Approximating log of factorial
Solution 1:
Approximation for $\log n!$ given by Srinivasa Ramanujan :
$$\log n! \approx n\log n-n+\frac{\log(n(1+4n(1+2n)))}{6}+\frac{\log(\pi)}{2}$$
Solution 2:
For smaller values of $n$
$$ \log n! \approx (n+1) \log n - n$$
Assuming $\log = \log_e$ (In other words, $\log$ is to the base $e$)
Solution 3:
Stirling's approximation gets better as $n$ gets higher, so storing a table of small values and switching over for large $n$ is quite viable. It's a trade between size of the table and accuracy. You could also use more terms in the approximation. The next is $\ln(1+\frac 1{12n})$. For $n$ in the 20's or 30's that decreases the error from a few thousandths to a few millionths. That will replace many entries in your table.
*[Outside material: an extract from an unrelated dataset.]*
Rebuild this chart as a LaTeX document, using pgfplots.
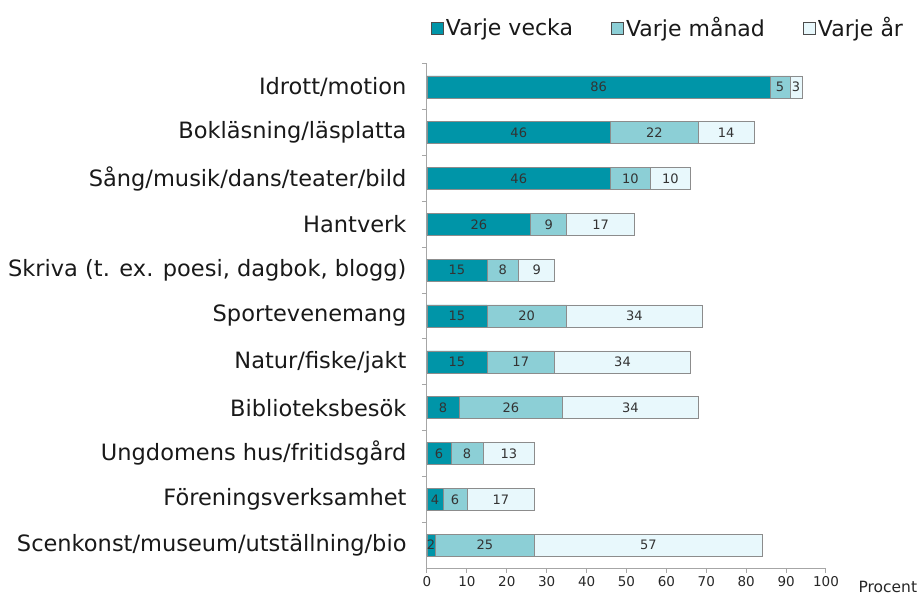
\documentclass[border=0pt]{standalone}
\usepackage{pgfplots}
\pgfplotsset{compat=1.18}
\usepackage{pgfplotstable}
\usepackage{fontspec}
\setmainfont{DejaVu Sans}

\definecolor{cweek}{HTML}{0095A8}
\definecolor{cmonth}{HTML}{8CCFD6}
\definecolor{cyear}{HTML}{E8F8FC}
\definecolor{axgray}{HTML}{A6A6A6}
\definecolor{bargray}{HTML}{8C8C8C}

\pgfplotstableread{
idx week month year
0 86 5 3
1 46 22 14
2 46 10 10
3 26 9 17
4 15 8 9
5 15 20 34
6 15 17 34
7 8 26 34
8 6 8 13
9 4 6 17
10 2 25 57
}\data

\pgfplotsset{
  seglabel/.style={
    visualization depends on={\thisrow{#1} \as \myval},
    nodes near coords={\pgfmathprintnumber[precision=0]{\myval}},
  }
}

\begin{document}
\begin{tikzpicture}
\useasboundingbox (0,0) rectangle (922pt,596pt);
\begin{axis}[
  at={(427pt,28pt)}, anchor=south west,
  scale only axis, width=399pt, height=504pt,
  xbar stacked, bar width=22pt,
  xmin=0, xmax=100, ymin=-0.5, ymax=10.5, y dir=reverse,
  axis x line*=bottom, axis y line*=left,
  axis line style={draw=axgray, line width=1pt},
  tick style={draw=axgray, line width=1pt},
  tick align=outside, major tick length=5pt,
  xtick={0,10,...,100},
  ytick={-0.5,0.5,...,9.5},
  yticklabels={Idrott/motion, Bokläsning/läsplatta, Sång/musik/dans/teater/bild, Hantverk, {Skriva (t. ex. poesi, dagbok, blogg)}, Sportevenemang, Natur/fiske/jakt, Biblioteksbesök, Ungdomens hus/fritidsgård, Föreningsverksamhet, Scenkonst/museum/utställning/bio},
  yticklabel style={font=\fontsize{22.5}{26}\selectfont, text=black!90, xshift=-12pt, yshift=-22.9pt},
  xticklabel style={font=\fontsize{13.5}{16}\selectfont, text=black!85},
  /pgf/number format/assume math mode=true,
  every node near coord/.append style={anchor=center,
      font=\fontsize{13}{15}\selectfont, text=black!80, inner sep=0pt},
  xlabel={Procent},
  xlabel style={at={(axis description cs:1,0)}, anchor=west, xshift=29pt, yshift=-19pt, font=\fontsize{15.5}{18}\selectfont, text=black!85},
  legend columns=3,
  legend style={draw=none, fill=none, at={(axis description cs:0.003,1.0714)}, anchor=west,
    font=\fontsize{22}{26}\selectfont, text=black!90,
    /tikz/every even column/.append style={column sep=36.5pt}},
  legend image code/.code={\draw[#1, draw=black!70, line width=0.6pt] (0pt,-6pt) rectangle (12pt,6pt);},
]
\addplot[fill=cweek, draw=bargray, line width=0.6pt, seglabel=week] table[x=week, y=idx] {\data};
\addplot[fill=cmonth, draw=bargray, line width=0.6pt, seglabel=month] table[x=month, y=idx] {\data};
\addplot[fill=cyear, draw=bargray, line width=0.6pt, seglabel=year] table[x=year, y=idx] {\data};
\legend{Varje vecka, Varje månad, Varje år}
\end{axis}
\end{tikzpicture}
\end{document}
The fact that the error in Stirling's approximation is bounded by the first neglected term gives you an easy way to find the best number of terms as a function of $n$ if you want.
Solution 4:
According to an answer in this post (i.e. a possible duplicate), there exists a better approximation for $\log(n!)$ as opposed to what the accepted answer asserts.
Let $m=n\big(1+4n(1+2n)\big)$, then
$$\log(n!)\approx n\big(\log_e(n)-1\big)+\frac12\Bigg(\frac 13\log_e\left(\dfrac{1}{30}+m\right)+\log_e(\pi)\Bigg)$$
such that $e$ is, by definition, Euler's Constant.
The accepted answer has the exact same approximation, except it excludes $1/30$.